Lew Rockwell: 'We stand to face hyperinflation'

Bankers on Wall Street are asking the Federal Reserve for another round of quantitative easing as America attempts to rebuild its economy, but will the country really reclaim itself with QE3?

According to Lew Rockwell, chairman at the Ludwig Von Mises Institute, those off of Wall Street will be hit hard by a third round of quantitative easing while big banks and corporations will come out on top. “The average Joe, the average Janet,” said Rockwell, “is being harmed to the benefit of the power elite.” Rockwell told RT that contrary to what the media might be reporting, the country is still in a recession, and while the government might say they are keeping interest rates low to help everyman, it is only the big names in banking that are being rewarded this way.“We’re already starting to see prices increase,” said Rockwell, who warns that more quantitative easing would not lower prices as many advertise. Rather, he says, it has a “horrendous effect on the economy.” Speaking to RT, Rockwell condemned Federal Reserve Chairman Ben Bernanke as a power-happy Fed head that is behaving like a “mad printer” with the first two rounds of QE. “This is a criminal act that they are contemplating” another round, said Rockwell, who adds that the only ones that would see a positive results are on Wall Street and Pennsylvania Avenue.
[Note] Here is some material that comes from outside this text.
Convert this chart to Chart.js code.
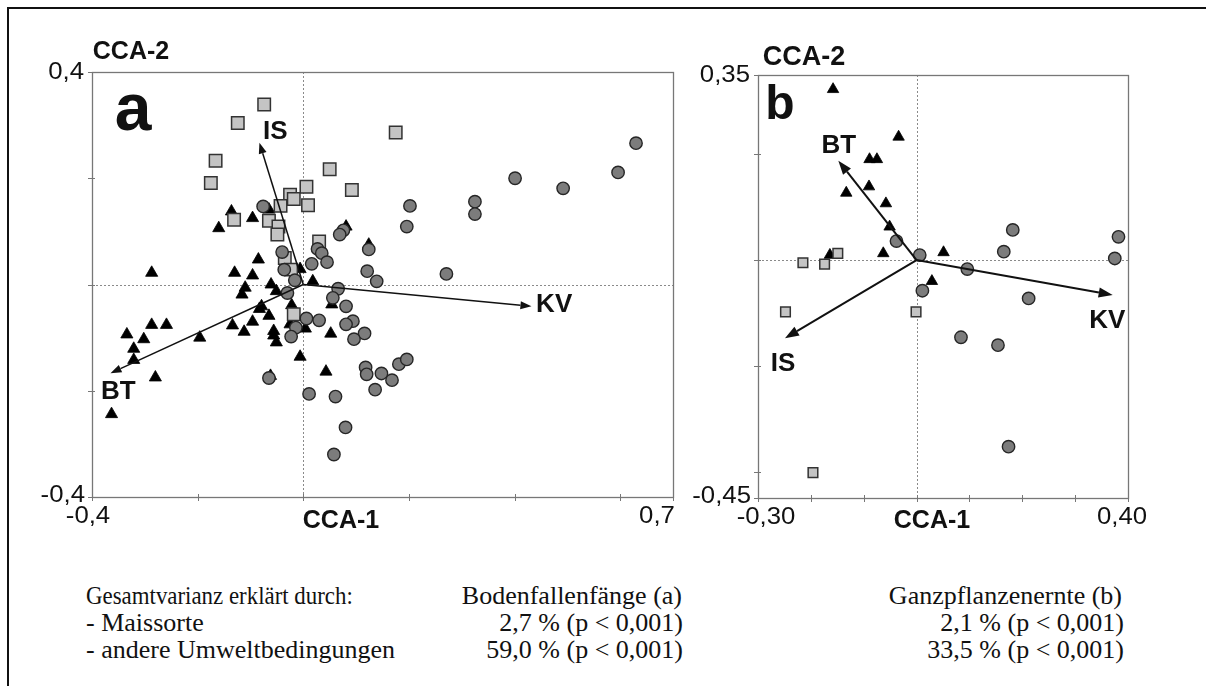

The average American, rather, will suffer a “deliberate knock on the head.” Rockwell even goes as far as to equate it as top brass putting “the boot on the throat of the average American.”“Part of the problem we have is too much debt,” said Rockwell. “There is too much debt in this society; too much government debt; too much private debt . . . we need less lending. We need fewer banks; fewer Wall Street firms.”“We need to puncture the balloon,” added Rockwell. “We don’t want more lending, we want far less lending.”“We don’t need the banks running the countries. We need to overthrow the banks”“We need something different,” said Rockwell.